Mr. Boyce is also currently president at Adecoagro.
He gives the following explanation to the question:
“There are a couple of potential explanations. First, financial markets are not efficient. They are not the best prediction of what will happen in the future. As recent events confirm, financial markets are quite myopic, able to see at most three months ahead,” Boyce writes.
“And markets can be distorted when participants are incentivized by factors other than profit. The Fed’s participation in the bond markets was not driven by a desire to profit from their purchases. They systematically purchased mortgages (and Treasuries) without regard to price. This can have a distorting effect that is not recognized until their influence on the markets is removed.”
“Second, their involvement in markets not only influences the prices of assets but they influence the behavior of other market participants. As discussed above, many real money buyers synthetically created mortgages because of the lack of supply due to FPP.”
“Finally, the Fed removed a huge stock of mortgages from the pool of available mortgages in the secondary market. The impact will be felt for some time until the flow of new mortgages begins to trickle into the secondary market providing additional liquidity. In the meantime, there is a real danger of a buyer’s strike as participants sit back and wait to see what happens now that the program is finished. This is happening at a time that the economic data is coming in strong adding to pressure in fixed income markets,” Boyce points out.

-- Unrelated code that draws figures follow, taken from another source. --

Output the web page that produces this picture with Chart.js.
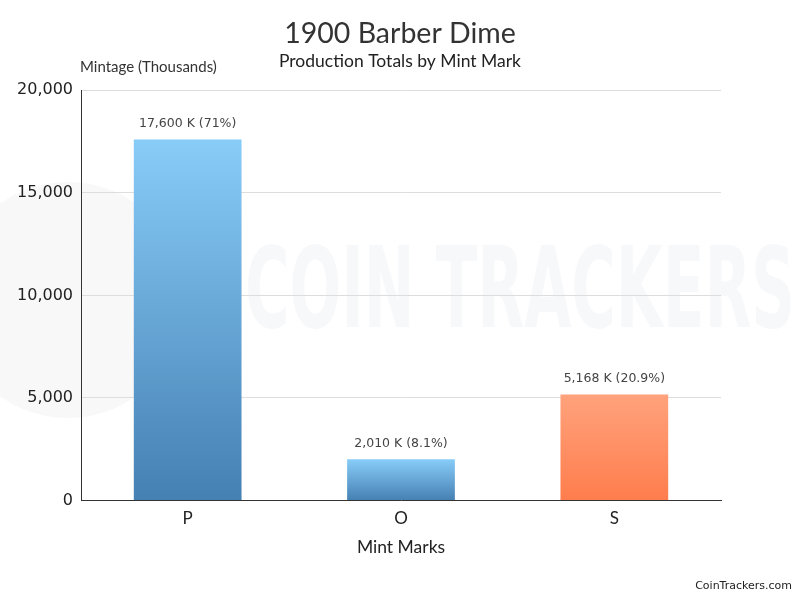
<!DOCTYPE html>
<html>
<head>
<meta charset="utf-8">
<script src="https://cdn.jsdelivr.net/npm/chart.js@4/dist/chart.umd.min.js"></script>
<style>
  html, body { margin: 0; padding: 0; background: #fff; }
  #wrap { width: 800px; height: 600px; }
</style>
</head>
<body>
<div id="wrap"><canvas id="chart" width="800" height="600"></canvas></div>
<script>
// 1900 Barber Dime - mintage by mint mark
const mintMarks = ['P', 'O', 'S'];
const mintage = [17600, 2010, 5168];          // thousands
const shareLabels = ['71%', '8.1%', '20.9%'];
const yTicks = [0, 5000, 10000, 15000, 20000];

const gradTop = ['#88ccf8', '#88ccf8', '#ffa27c'];
const gradBottom = ['#4580b3', '#4580b3', '#ff7d4d'];

function barFill(ctx) {
  const chart = ctx.chart;
  const area = chart.chartArea;
  const i = ctx.dataIndex;
  if (!area || !chart.scales.y) return gradBottom[i];
  const top = chart.scales.y.getPixelForValue(mintage[i]);
  const g = chart.ctx.createLinearGradient(0, top, 0, area.bottom);
  g.addColorStop(0, gradTop[i]);
  g.addColorStop(1, gradBottom[i]);
  return g;
}

// faint watermark behind everything
const watermark = {
  id: 'watermark',
  beforeDraw(chart) {
    const c = chart.ctx;
    c.save();
    c.fillStyle = 'rgba(150,160,175,0.07)';
    c.beginPath();
    c.arc(68, 300, 118, 0, Math.PI * 2);
    c.fill();
    c.font = 'bold 112px "Liberation Sans Narrow", "DejaVu Sans Condensed", sans-serif';
    c.textBaseline = 'middle';
    const w = c.measureText('COIN TRACKERS').width;
    c.translate(245, 298);
    c.scale(550 / w, 1);
    c.fillStyle = 'rgba(150,165,185,0.08)';
    c.fillText('COIN TRACKERS', 0, 0);
    c.restore();
  }
};

// value labels, y axis caption, site credit
const extras = {
  id: 'extras',
  afterDatasetsDraw(chart) {
    const c = chart.ctx;
    const meta = chart.getDatasetMeta(0);
    c.save();
    c.font = '12.5px "DejaVu Sans", Verdana, sans-serif';
    c.fillStyle = '#444';
    c.textAlign = 'center';
    c.textBaseline = 'middle';
    meta.data.forEach((bar, i) => {
      const txt = mintage[i].toLocaleString('en-US') + ' K (' + shareLabels[i] + ')';
      c.fillText(txt, bar.x, bar.y - 16);
    });

    c.font = '15px Lato, "Open Sans", sans-serif';
    c.fillStyle = '#333';
    c.textAlign = 'left';
    c.fillText('Mintage (Thousands)', 80, 67);

    c.font = '11px "DejaVu Sans", Verdana, sans-serif';
    c.fillStyle = '#222';
    c.textAlign = 'right';
    c.fillText('CoinTrackers.com', 792, 586);
    c.restore();
  }
};

new Chart(document.getElementById('chart'), {
  type: 'bar',
  data: {
    labels: mintMarks,
    datasets: [{
      data: mintage,
      backgroundColor: barFill,
      borderWidth: 0,
      categoryPercentage: 0.505,
      barPercentage: 1
    }]
  },
  options: {
    responsive: false,
    animation: false,
    layout: { padding: { left: 0, right: 0, top: 0, bottom: 38 } },
    plugins: {
      legend: { display: false },
      tooltip: { enabled: false },
      title: {
        display: true,
        text: '1900 Barber Dime',
        color: '#333',
        font: { family: 'Lato, "Open Sans", sans-serif', size: 28.5, weight: 'normal' },
        padding: { top: 17, bottom: 0 }
      },
      subtitle: {
        display: true,
        text: 'Production Totals by Mint Mark',
        color: '#222',
        font: { family: 'Lato, "Open Sans", sans-serif', size: 17.5 },
        padding: { top: 0, bottom: 18 }
      }
    },
    scales: {
      x: {
        grid: { display: false, drawTicks: false },
        border: { color: '#333', width: 1 },
        ticks: {
          color: '#222',
          padding: 8,
          font: { family: 'Lato, "Open Sans", sans-serif', size: 17 }
        },
        title: {
          display: true,
          text: 'Mint Marks',
          color: '#222',
          font: { family: 'Lato, "Open Sans", sans-serif', size: 17.5 },
          padding: { top: 0, bottom: 4 }
        }
      },
      y: {
        min: 0,
        max: 20000,
        afterFit(scale) { scale.width = 81; },
        afterBuildTicks(scale) { scale.ticks = yTicks.map(v => ({ value: v })); },
        grid: { color: '#dddddd', drawTicks: false },
        border: { color: '#333', width: 1 },
        ticks: {
          color: '#222',
          padding: 8,
          font: { family: '"DejaVu Sans", Verdana, sans-serif', size: 16 },
          callback: v => v.toLocaleString('en-US')
        }
      },
      // empty right-hand axis only reserves the right margin
      yRight: {
        position: 'right',
        afterFit(scale) { scale.width = 79; },
        grid: { display: false, drawTicks: false },
        border: { display: false },
        ticks: { display: false }
      }
    }
  },
  plugins: [watermark, extras]
});
</script>
</body>
</html>
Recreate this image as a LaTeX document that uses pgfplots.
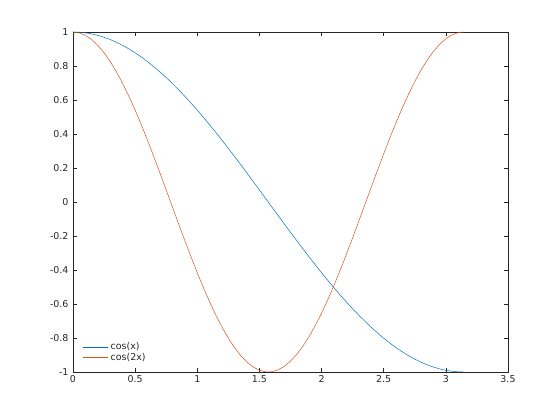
\documentclass[border=0pt]{standalone}
\usepackage{fontspec}
\setmainfont{DejaVu Sans}
\usepackage{pgfplots}
\pgfplotsset{compat=1.18}
\definecolor{mblue}{RGB}{0,114,189}
\definecolor{morange}{RGB}{217,83,25}
\definecolor{axgray}{RGB}{38,38,38}
\begin{document}
\begin{tikzpicture}
\begin{axis}[
  scale only axis,
  width=435bp, height=340bp,
  xmin=0, xmax=3.5, ymin=-1, ymax=1,
  xtick={0,0.5,...,3.5},
  ytick={-1,-0.8,...,1},
  tick align=inside,
  major tick length=4bp,
  axis line style={axgray, line width=0.5pt},
  every tick/.style={axgray, line width=0.5pt},
  tick label style={font=\fontsize{9.5}{11}\selectfont, text=axgray},
  yticklabel style={xshift=-1bp},
  /pgf/number format/assume math mode=true,
  yticklabel style={/pgf/number format/fixed, /pgf/number format/precision=1},
  xticklabel style={/pgf/number format/fixed},
  legend style={at={(0,0)}, anchor=south west, xshift=8bp, yshift=6bp, draw=none, fill=none,
    font=\fontsize{9.5}{11}\selectfont, text=axgray, row sep=-2bp, inner sep=2bp},
  legend cell align=left,
  legend image code/.code={\draw[#1] (0bp,0bp) -- (25bp,0bp);},
]
\addplot[color=mblue, line width=0.5pt] coordinates {
(0,1) (0.05,0.99875) (0.1,0.99500) (0.15,0.98877) (0.2,0.98007) (0.25,0.96891)
(0.3,0.95534) (0.35,0.93937) (0.4,0.92106) (0.45,0.90045) (0.5,0.87758)
(0.55,0.85252) (0.6,0.82534) (0.65,0.79608) (0.7,0.76484) (0.75,0.73169)
(0.8,0.69671) (0.85,0.65998) (0.9,0.62161) (0.95,0.58168) (1.0,0.54030)
(1.05,0.49757) (1.1,0.45360) (1.15,0.40849) (1.2,0.36236) (1.25,0.31532)
(1.3,0.26750) (1.35,0.21901) (1.4,0.16997) (1.45,0.12050) (1.5,0.07074)
(1.55,0.02079) (1.6,-0.02920) (1.65,-0.07912) (1.7,-0.12884) (1.75,-0.17825)
(1.8,-0.22720) (1.85,-0.27559) (1.9,-0.32329) (1.95,-0.37018) (2.0,-0.41615)
(2.05,-0.46107) (2.1,-0.50485) (2.15,-0.54736) (2.2,-0.58850) (2.25,-0.62817)
(2.3,-0.66628) (2.35,-0.70271) (2.4,-0.73739) (2.45,-0.77023) (2.5,-0.80114)
(2.55,-0.83005) (2.6,-0.85689) (2.65,-0.88158) (2.7,-0.90407) (2.75,-0.92430)
(2.8,-0.94222) (2.85,-0.95779) (2.9,-0.97096) (2.95,-0.98170) (3.0,-0.98999)
(3.05,-0.99581) (3.1,-0.99914) (3.1416,-1)
};
\addlegendentry{cos(x)}
\addplot[color=morange, line width=0.5pt] coordinates {
(0,1) (0.05,0.99500) (0.1,0.98007) (0.15,0.95534) (0.2,0.92106) (0.25,0.87758)
(0.3,0.82534) (0.35,0.76484) (0.4,0.69671) (0.45,0.62161) (0.5,0.54030)
(0.55,0.45360) (0.6,0.36236) (0.65,0.26750) (0.7,0.16997) (0.75,0.07074)
(0.8,-0.02920) (0.85,-0.12884) (0.9,-0.22720) (0.95,-0.32329) (1.0,-0.41615)
(1.05,-0.50485) (1.1,-0.58850) (1.15,-0.66628) (1.2,-0.73739) (1.25,-0.80114)
(1.3,-0.85689) (1.35,-0.90407) (1.4,-0.94222) (1.45,-0.97096) (1.5,-0.98999)
(1.55,-0.99914) (1.5708,-1) (1.6,-0.99829) (1.65,-0.98748) (1.7,-0.96680)
(1.75,-0.93646) (1.8,-0.89676) (1.85,-0.84810) (1.9,-0.79097) (1.95,-0.72556)
(2.0,-0.65364) (2.05,-0.57482) (2.1,-0.49026) (2.15,-0.40080) (2.2,-0.30733)
(2.25,-0.21080) (2.3,-0.11215) (2.35,-0.01239) (2.4,0.08750) (2.45,0.18651)
(2.5,0.28366) (2.55,0.37798) (2.6,0.46852) (2.65,0.55437) (2.7,0.63469)
(2.75,0.70867) (2.8,0.77557) (2.85,0.83471) (2.9,0.88552) (2.95,0.92751)
(3.0,0.96017) (3.05,0.98326) (3.1,0.99654) (3.1416,1)
};
\addlegendentry{cos(2x)}
\end{axis}
\useasboundingbox ([shift={(-73bp,-48bp)}]current axis.south west) rectangle ([shift={(52bp,32bp)}]current axis.north east);
\end{tikzpicture}
\end{document}
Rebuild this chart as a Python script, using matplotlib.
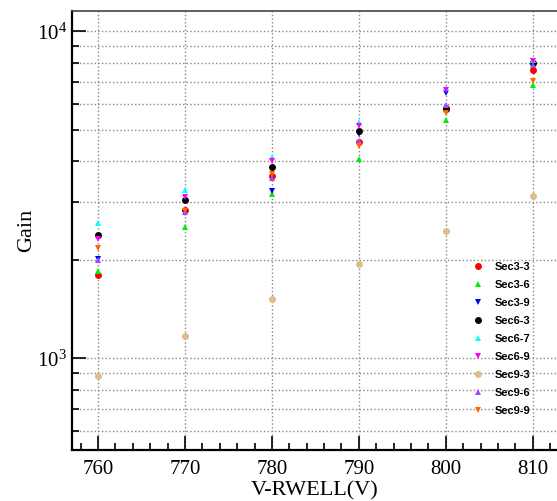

“If markets were to become unglued, the Fed may purchase more mortgages and Treasury debt. The question is how other central bankers and market participants would react to this. Foreign central bankers will likely snap and become sellers if the Fed decides to monetize more debt. Also, domestic and foreign market participants would likely take it as a sign that the Fed is politically unable to exit the mortgage market and unable to exit quantitative easing.”
“As FPP ends, there is the real potential for unintended consequences in domestic and foreign markets,” Alan L. Boyce warns.